Para darle base económica al proyecto social, reorientó la industria petrolera y las relaciones internacionales.  Con esa  misma claridad y capacidad se movió en el ámbito latinoamericano y caribeño en pos de la  trascendencia histórica y regional de la “Revolución Bolivariana”. Más que retaguardia para poder existir -blindaje a su ego, dicen algunos analistas- lo que buscó fue expandir y consolidar las bases de ese proceso en el continente. En medio de la debacle neoliberal, respaldó los liderazgos surgidos de las luchas de los movimientos sociales, que poco a poco fueron accediendo al poder ante la imposibilidad de los sectores dominantes y los ejércitos de contener las demandas de cambio y justicia social. Impulsó Telesur con los rostros y las historias de los excluidos por la dictadura mediática. Enterró la neoliberal Alianza de Libre Comercio de la Américas -Alca- y con ideales solidarios promovió y concretó el Alba y Petrocaribe y, trascendiendo las diferencias,  la integración regional sin tutelaje, tarea que redondeó con su inspiración y apoyo a Unasur y la Celac, asegurándose de que allí no faltara Cuba. La Patria unida que Bolívar soñó y que hoy, pragmáticamente, es la respuesta de la región en el escenario de la globalización.

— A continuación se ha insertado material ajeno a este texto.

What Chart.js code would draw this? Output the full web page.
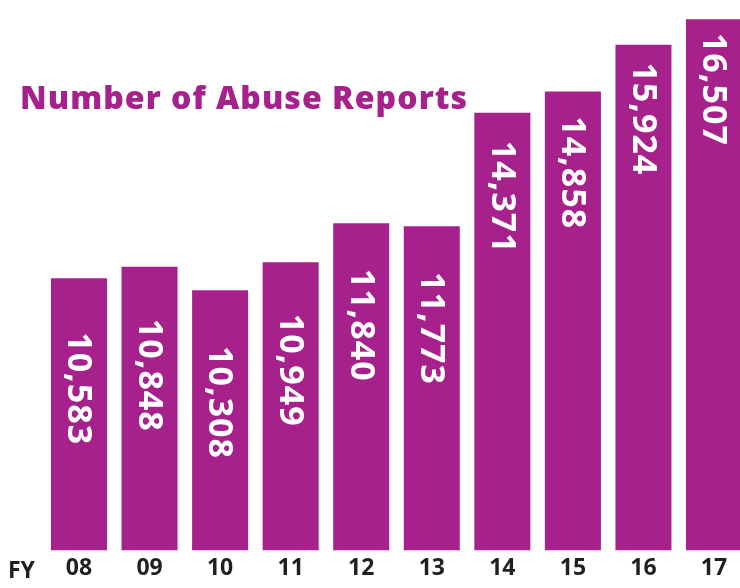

 En  sus simpatías  estaba la guerrilla colombiana. No hay porque negarlo. Tampoco lo que ha sido nuestra historia de sangre e iniquidad desde la muerte de Gaitán, que cualquier latinoamericano inquieto conoce y por la que sin dificultad toma partido desde sus convicciones. En las negociaciones de Pastrana con las Farc en el Caguán, las vio triunfantes; necesarias durante el gobierno de Uribe, -quien le tendió varias celadas, según él mismo reconoce en “La audacia del poder”-, pero cuando los designios mayores del futuro de la Patria Grande lo exigieron, durante el gobierno de Santos, las espoleó hacia la negociación y su compromiso con la paz fue definitivo. Por qué negarse a intentar asumir el poder por las vías institucionales, si se ha demostrado que es posible, y viable, debió ser la reflexión que lo llevó a esa determinación irreversible. Por eso un cambio lleno de venganzas al otro lado de la frontera, nos alargaría los estragos de la guerra.

 Los ensayos y reportajes periodísticos recientes sobre los cambios acontecidos en América Latina en la última década, por parecer críticos y neutrales, son indiferentes ante las diferencias, recorren la superficie y se refunden en apariencias. Redundan en los defectos de los liderazgos y en la supuesta insignificancia, superficialidad o poca novedad de los cambios. Los políticos, columnistas,  y editorialistas opositores diluyen cualquier argumentación con la descalificación de populismo o comparando modelos distintos a partir de sus parámetros. Pero no hay lugar a dudas. La “marea roja” que acompañó nostálgica, agradecida y digna a Chávez por las calles de Caracas es la reivindicación popular de la historia reciente de Venezuela con sus cambios, y la presencia oficial de Jefes de Estado y de Gobierno, delegaciones y diplomáticos del mundo entero en las honras fúnebres, el reconocimiento de un líder, de un gobernante, de un legado y de una realidad. La constatación de que con Chávez, Venezuela cambió, como cambió Latinoamérica.